October 30, 2012 in City

Jim Kershner’s this day in history

By The Spokesman-Review
 

From our archives, 100 years ago

A front page editorial cartoon was not exactly subtle in its denunciation of the “Cooper amendments” to the city charter, which would scrap the reform-minded commission system of city government.

The cartoon showed a lineup of the kinds of people in favor of the amendments: “Dive Keeper, Gambler, Macque, Red Light Denizen, Just Plain Drunk, Office Seeker and Sore Head.”

Those against the amendments: “Business Man, Minister, The Mother, Labor, Progressive, The Wife and Thinker.” You can use your imagination which group was drawn by cartoonist William C. Morris in a more dignified and flattering light.

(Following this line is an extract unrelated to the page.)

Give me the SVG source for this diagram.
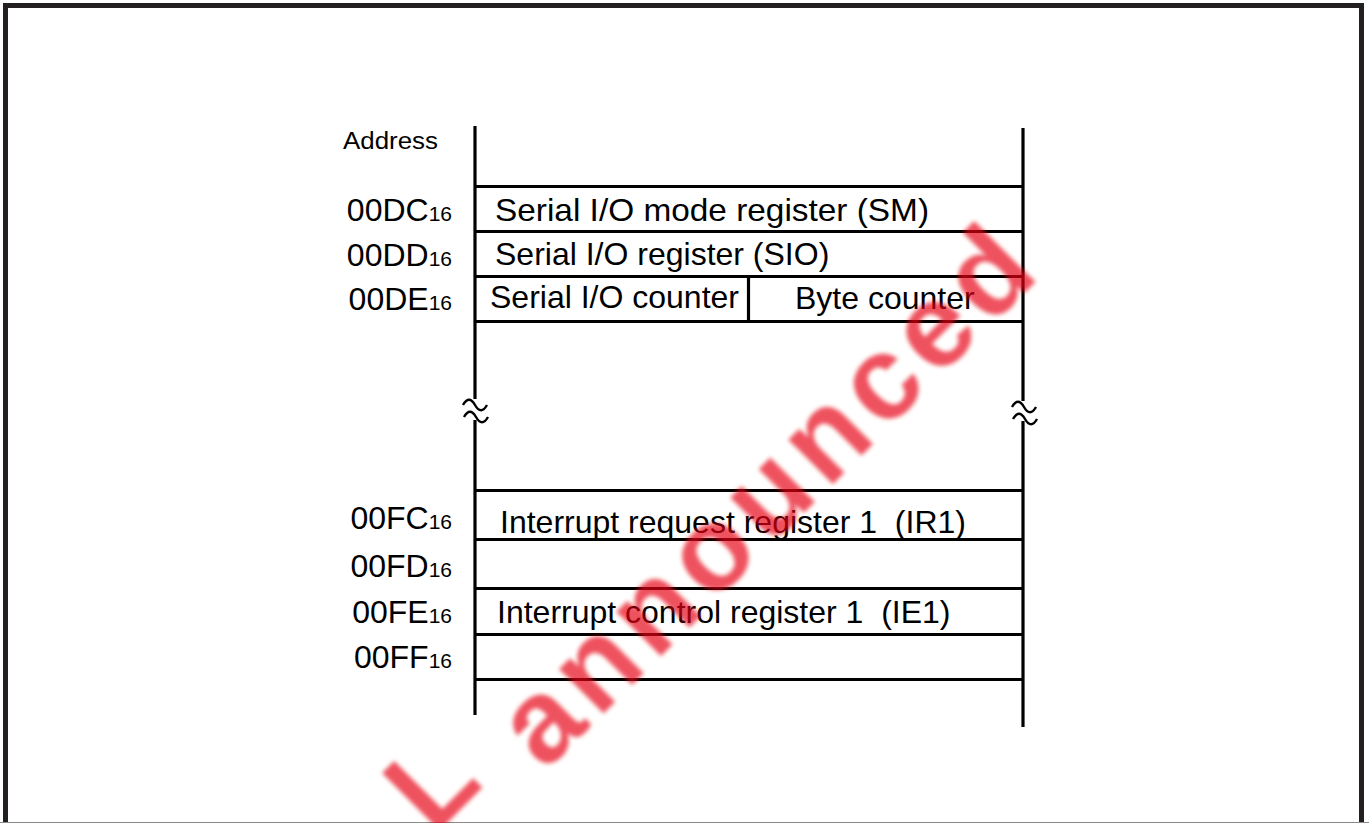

From the charity beat: Famed suffragist May Arkwright Hutton was still trying to get the city charity commission to repay the $10 she loaned to a stranded vaudeville actress in Spokane.  Hutton loaned the actress train fare to Chicago, with the understanding that she would be reimbursed by the city.

Hutton said it was a matter of principle.

“The next time, some of these people will not be so anxious to unload their actress friends on me,” said Hutton.

Also on this date

(From the Associated Press)

1945: The U.S. government announced the end of shoe rationing, effective at midnight.